Take a Stand

IF ROCHESTER SCHOOLS superintendent Jerry Williams gets his wish, your fifth-grader may go to school one day and ask where her desk went. That’s what Alicia Karls of Elton Hills Elementary wondered last spring, when she and her classmates participated in a study by Mayo Clinic obesity researchers.

On her first day in her new classroom, developed under the guidance of Dr. James Levine, director of the Mayo’s Active Life research team, and Lorraine Lanningham-Foster, PhD, a Mayo child researcher, Karls arrived to find the traditional desks replaced by podium-like stands holding laptops and iPods. There were kids kneeling on carpet squares and bouncing on exercise balls. To the students, it was more invigorating than caffeinated soda—which is the point. The classroom is part of Mayo’s ongoing research into the benefits of non-exercise activity, or thermogenesis—the energy a person burns doing regular, everyday activities, like fidgeting, passing notes, chewing gum, and perhaps even firing spitballs.

More than 15 percent of children in the United States are overweight, according to the national Centers for Disease Control.

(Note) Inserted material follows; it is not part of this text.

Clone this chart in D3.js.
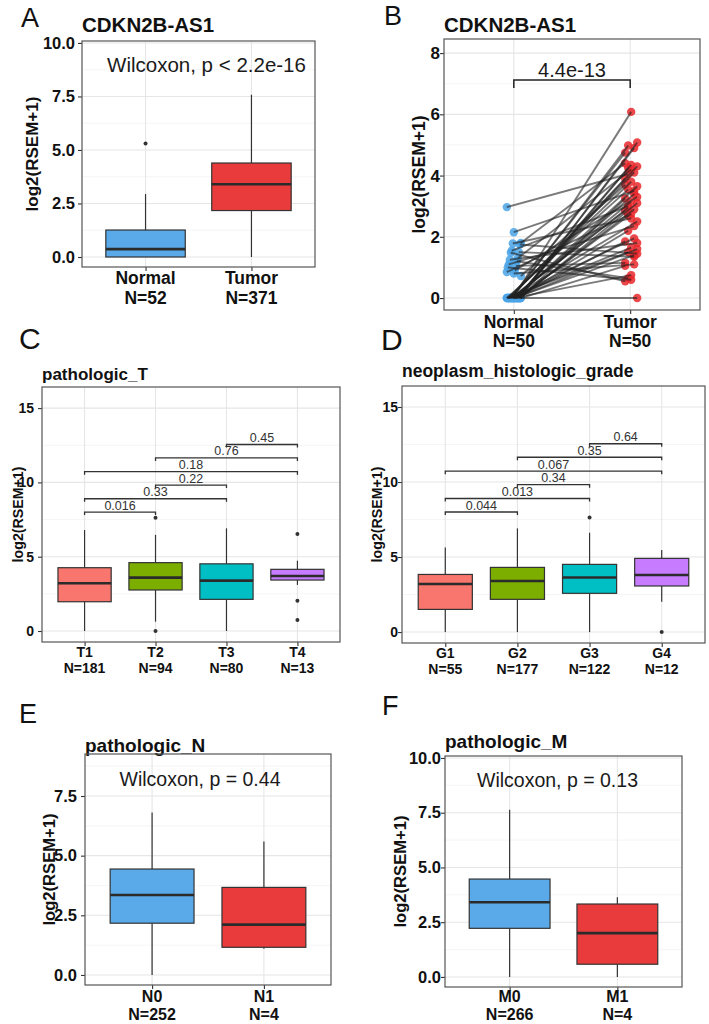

Alarmed by those figures, Levine and Lanningham-Foster asked a simple question: do children need to sit while they learn? After about 45 minutes of observing students in the researchers’ revamped classroom, superintendent Williams was convinced the answer was “no.” He quickly became one of the program’s most ardent supporters, focusing on how the classroom helps students’ minds as much as their bodies. “The ah-ha moment for me was how quickly the kids were focused on what the teacher was doing in a setting that was so different,” Williams says. “And, with 24 individual learners, you have 24 different ways of learning. You may sit in a very comfortable chair, and I may stretch out on the floor or sit at a table. Here, they can create the environment in which they learn best.”

When teacher Phil Rynearson asked his students who would like to keep their futuristic classroom beyond the planned three weeks of the study, almost every hand shot up. Cheering ensued when they got the official okay. Now, Williams is hoping such classrooms will become the norm across the country, showing kids that exercise means more than just tag or dodge ball. “This could change the way we have been running physical education in school,” Williams says.

Schools, as well as the companies that donated supplies for the study, have responded enthusiastically. “Everyone recognizes child obesity as a serious problem,” Lanningham-Foster says. “Everyone’s starting to feel a pressing need to use drastic measures to come up with solutions.”

This year, Karls and her former classmates are back at desks, in middle school. To stay physically alert and mentally focused, the student plans on using some of the techniques she learned during the study, but she knows it won’t be quite the same. “I’m really bummed about it,” she says of having to leave the desk-free classroom. “I’ll be jealous if this year’s class gets to do it for the whole year.”

Sheila Mulrooney Eldred is a Minneapolis-based freelance writer.